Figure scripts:
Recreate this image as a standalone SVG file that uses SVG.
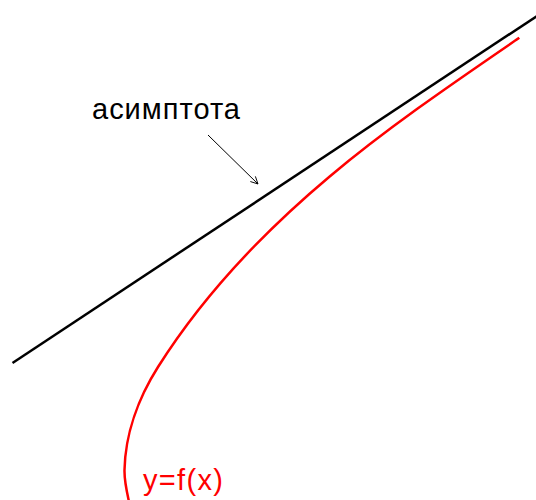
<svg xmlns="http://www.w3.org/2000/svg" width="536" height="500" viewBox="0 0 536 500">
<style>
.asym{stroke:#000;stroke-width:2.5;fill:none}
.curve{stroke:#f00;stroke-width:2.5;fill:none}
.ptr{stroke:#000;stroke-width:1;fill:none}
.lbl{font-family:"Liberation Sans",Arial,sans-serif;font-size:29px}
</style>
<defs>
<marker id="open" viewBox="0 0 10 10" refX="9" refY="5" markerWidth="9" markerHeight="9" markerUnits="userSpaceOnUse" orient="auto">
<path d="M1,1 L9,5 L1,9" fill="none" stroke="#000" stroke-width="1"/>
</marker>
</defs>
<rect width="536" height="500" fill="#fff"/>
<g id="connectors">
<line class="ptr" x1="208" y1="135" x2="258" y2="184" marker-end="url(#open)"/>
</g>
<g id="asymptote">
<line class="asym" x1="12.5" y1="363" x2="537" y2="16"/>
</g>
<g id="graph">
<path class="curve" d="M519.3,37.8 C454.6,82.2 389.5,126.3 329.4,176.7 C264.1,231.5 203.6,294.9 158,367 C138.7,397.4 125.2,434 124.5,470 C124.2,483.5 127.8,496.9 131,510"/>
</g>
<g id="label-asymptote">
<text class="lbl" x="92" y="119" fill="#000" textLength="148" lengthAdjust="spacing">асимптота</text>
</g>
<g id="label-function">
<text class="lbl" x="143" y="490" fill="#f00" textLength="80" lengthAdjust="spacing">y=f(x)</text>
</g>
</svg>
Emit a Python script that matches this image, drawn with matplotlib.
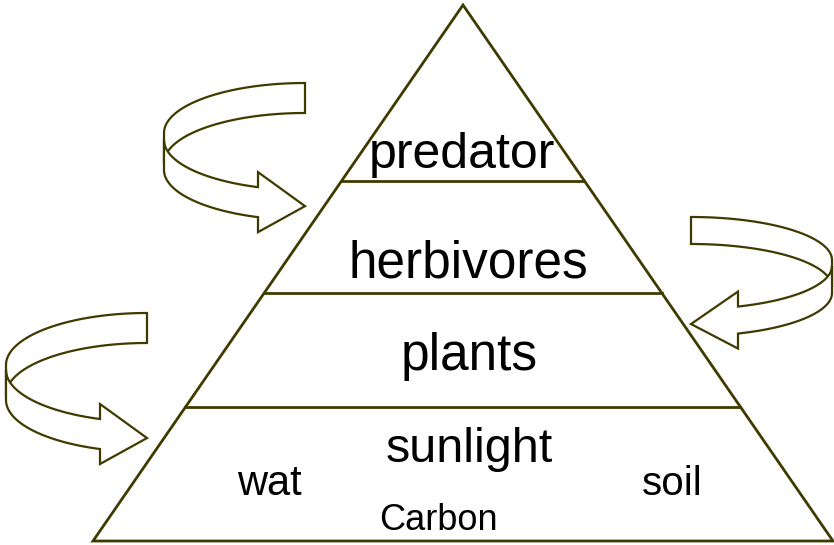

__GOAL__: Retype the entries word for word. Omit any images.

__EXERCISE RESULT__:
Recreate this image as a standalone SVG file that uses SVG.
<svg xmlns="http://www.w3.org/2000/svg" width="536" height="500" viewBox="0 0 536 500">
<style>
.asym{stroke:#000;stroke-width:2.5;fill:none}
.curve{stroke:#f00;stroke-width:2.5;fill:none}
.ptr{stroke:#000;stroke-width:1;fill:none}
.lbl{font-family:"Liberation Sans",Arial,sans-serif;font-size:29px}
</style>
<defs>
<marker id="open" viewBox="0 0 10 10" refX="9" refY="5" markerWidth="9" markerHeight="9" markerUnits="userSpaceOnUse" orient="auto">
<path d="M1,1 L9,5 L1,9" fill="none" stroke="#000" stroke-width="1"/>
</marker>
</defs>
<rect width="536" height="500" fill="#fff"/>
<g id="connectors">
<line class="ptr" x1="208" y1="135" x2="258" y2="184" marker-end="url(#open)"/>
</g>
<g id="asymptote">
<line class="asym" x1="12.5" y1="363" x2="537" y2="16"/>
</g>
<g id="graph">
<path class="curve" d="M519.3,37.8 C454.6,82.2 389.5,126.3 329.4,176.7 C264.1,231.5 203.6,294.9 158,367 C138.7,397.4 125.2,434 124.5,470 C124.2,483.5 127.8,496.9 131,510"/>
</g>
<g id="label-asymptote">
<text class="lbl" x="92" y="119" fill="#000" textLength="148" lengthAdjust="spacing">асимптота</text>
</g>
<g id="label-function">
<text class="lbl" x="143" y="490" fill="#f00" textLength="80" lengthAdjust="spacing">y=f(x)</text>
</g>
</svg>
Emit a Python script that matches this image, drawn with matplotlib.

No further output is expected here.